═══ Dataset section

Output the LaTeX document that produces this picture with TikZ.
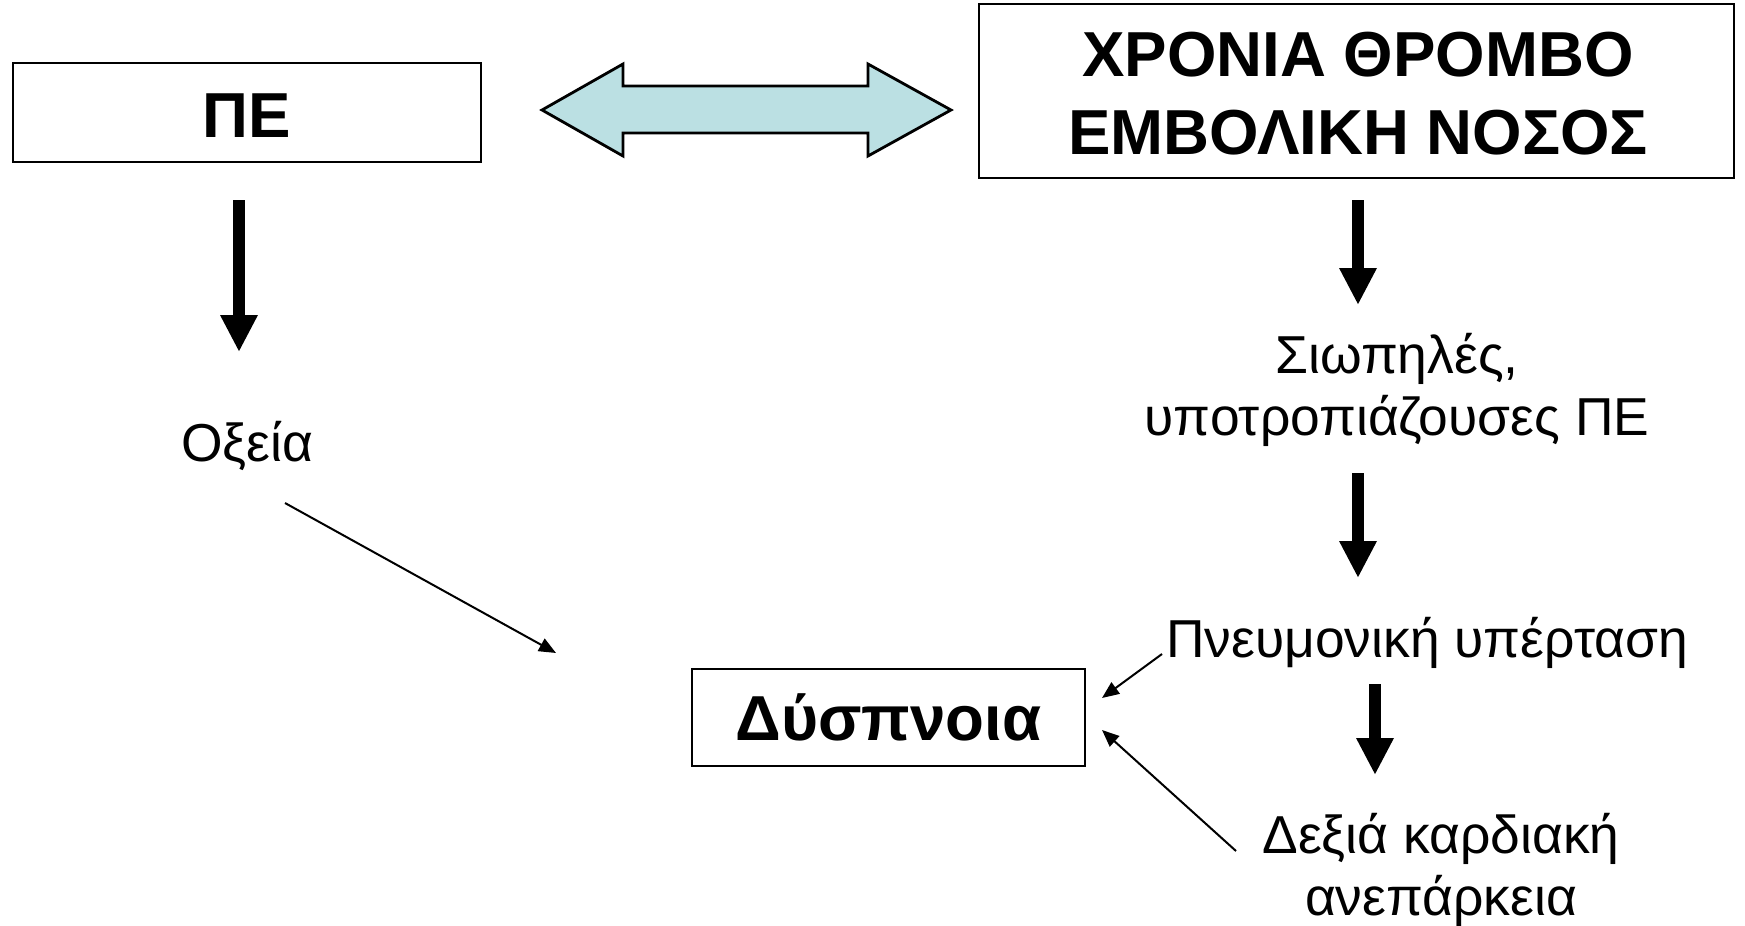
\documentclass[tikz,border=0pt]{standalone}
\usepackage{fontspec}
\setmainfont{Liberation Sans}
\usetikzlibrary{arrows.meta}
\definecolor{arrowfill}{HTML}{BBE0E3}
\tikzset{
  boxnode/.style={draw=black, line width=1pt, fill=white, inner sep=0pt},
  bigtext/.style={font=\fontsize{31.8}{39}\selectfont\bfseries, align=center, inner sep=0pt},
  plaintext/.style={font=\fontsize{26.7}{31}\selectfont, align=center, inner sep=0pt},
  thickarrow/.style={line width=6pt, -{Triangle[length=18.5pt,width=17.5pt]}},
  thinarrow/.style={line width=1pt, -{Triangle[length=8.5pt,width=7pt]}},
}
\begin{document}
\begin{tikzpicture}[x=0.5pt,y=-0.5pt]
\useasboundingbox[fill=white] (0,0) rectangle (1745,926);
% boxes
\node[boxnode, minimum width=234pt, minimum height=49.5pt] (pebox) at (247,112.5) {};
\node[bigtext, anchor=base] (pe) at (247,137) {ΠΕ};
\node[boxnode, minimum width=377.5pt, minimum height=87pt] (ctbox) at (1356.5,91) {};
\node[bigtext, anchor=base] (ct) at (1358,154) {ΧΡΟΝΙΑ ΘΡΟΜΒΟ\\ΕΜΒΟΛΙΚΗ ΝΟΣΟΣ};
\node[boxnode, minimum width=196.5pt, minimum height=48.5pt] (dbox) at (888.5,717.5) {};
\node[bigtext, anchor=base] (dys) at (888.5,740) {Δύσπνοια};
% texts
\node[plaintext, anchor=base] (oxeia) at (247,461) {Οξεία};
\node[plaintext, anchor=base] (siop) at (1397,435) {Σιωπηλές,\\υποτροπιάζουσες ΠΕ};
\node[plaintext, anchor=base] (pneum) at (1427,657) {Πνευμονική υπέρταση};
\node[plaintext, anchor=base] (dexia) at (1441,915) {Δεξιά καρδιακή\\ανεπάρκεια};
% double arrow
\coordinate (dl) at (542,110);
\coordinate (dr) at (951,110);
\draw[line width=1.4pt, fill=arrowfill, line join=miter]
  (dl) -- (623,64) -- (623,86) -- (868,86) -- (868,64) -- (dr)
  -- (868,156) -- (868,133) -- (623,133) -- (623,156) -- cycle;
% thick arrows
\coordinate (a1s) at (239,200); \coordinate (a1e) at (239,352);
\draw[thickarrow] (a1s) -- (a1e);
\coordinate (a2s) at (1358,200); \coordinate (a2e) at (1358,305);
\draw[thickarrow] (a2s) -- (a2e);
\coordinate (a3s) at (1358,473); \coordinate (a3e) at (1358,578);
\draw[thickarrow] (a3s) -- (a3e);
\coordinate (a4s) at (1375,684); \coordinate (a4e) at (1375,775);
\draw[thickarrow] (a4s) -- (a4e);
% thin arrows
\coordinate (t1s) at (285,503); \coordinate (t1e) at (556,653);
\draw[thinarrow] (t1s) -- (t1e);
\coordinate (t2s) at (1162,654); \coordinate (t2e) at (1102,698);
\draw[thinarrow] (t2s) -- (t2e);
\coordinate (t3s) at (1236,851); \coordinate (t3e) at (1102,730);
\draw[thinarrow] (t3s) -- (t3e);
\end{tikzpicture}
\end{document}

══════

Your goal. Copy every line above word for word and exclude the pictures.

Solution to the problem.
Output the LaTeX document that produces this picture with TikZ.
\documentclass[tikz,border=0pt]{standalone}
\usepackage{fontspec}
\setmainfont{Liberation Sans}
\usetikzlibrary{arrows.meta}
\definecolor{arrowfill}{HTML}{BBE0E3}
\tikzset{
  boxnode/.style={draw=black, line width=1pt, fill=white, inner sep=0pt},
  bigtext/.style={font=\fontsize{31.8}{39}\selectfont\bfseries, align=center, inner sep=0pt},
  plaintext/.style={font=\fontsize{26.7}{31}\selectfont, align=center, inner sep=0pt},
  thickarrow/.style={line width=6pt, -{Triangle[length=18.5pt,width=17.5pt]}},
  thinarrow/.style={line width=1pt, -{Triangle[length=8.5pt,width=7pt]}},
}
\begin{document}
\begin{tikzpicture}[x=0.5pt,y=-0.5pt]
\useasboundingbox[fill=white] (0,0) rectangle (1745,926);
% boxes
\node[boxnode, minimum width=234pt, minimum height=49.5pt] (pebox) at (247,112.5) {};
\node[bigtext, anchor=base] (pe) at (247,137) {ΠΕ};
\node[boxnode, minimum width=377.5pt, minimum height=87pt] (ctbox) at (1356.5,91) {};
\node[bigtext, anchor=base] (ct) at (1358,154) {ΧΡΟΝΙΑ ΘΡΟΜΒΟ\\ΕΜΒΟΛΙΚΗ ΝΟΣΟΣ};
\node[boxnode, minimum width=196.5pt, minimum height=48.5pt] (dbox) at (888.5,717.5) {};
\node[bigtext, anchor=base] (dys) at (888.5,740) {Δύσπνοια};
% texts
\node[plaintext, anchor=base] (oxeia) at (247,461) {Οξεία};
\node[plaintext, anchor=base] (siop) at (1397,435) {Σιωπηλές,\\υποτροπιάζουσες ΠΕ};
\node[plaintext, anchor=base] (pneum) at (1427,657) {Πνευμονική υπέρταση};
\node[plaintext, anchor=base] (dexia) at (1441,915) {Δεξιά καρδιακή\\ανεπάρκεια};
% double arrow
\coordinate (dl) at (542,110);
\coordinate (dr) at (951,110);
\draw[line width=1.4pt, fill=arrowfill, line join=miter]
  (dl) -- (623,64) -- (623,86) -- (868,86) -- (868,64) -- (dr)
  -- (868,156) -- (868,133) -- (623,133) -- (623,156) -- cycle;
% thick arrows
\coordinate (a1s) at (239,200); \coordinate (a1e) at (239,352);
\draw[thickarrow] (a1s) -- (a1e);
\coordinate (a2s) at (1358,200); \coordinate (a2e) at (1358,305);
\draw[thickarrow] (a2s) -- (a2e);
\coordinate (a3s) at (1358,473); \coordinate (a3e) at (1358,578);
\draw[thickarrow] (a3s) -- (a3e);
\coordinate (a4s) at (1375,684); \coordinate (a4e) at (1375,775);
\draw[thickarrow] (a4s) -- (a4e);
% thin arrows
\coordinate (t1s) at (285,503); \coordinate (t1e) at (556,653);
\draw[thinarrow] (t1s) -- (t1e);
\coordinate (t2s) at (1162,654); \coordinate (t2e) at (1102,698);
\draw[thinarrow] (t2s) -- (t2e);
\coordinate (t3s) at (1236,851); \coordinate (t3e) at (1102,730);
\draw[thinarrow] (t3s) -- (t3e);
\end{tikzpicture}
\end{document}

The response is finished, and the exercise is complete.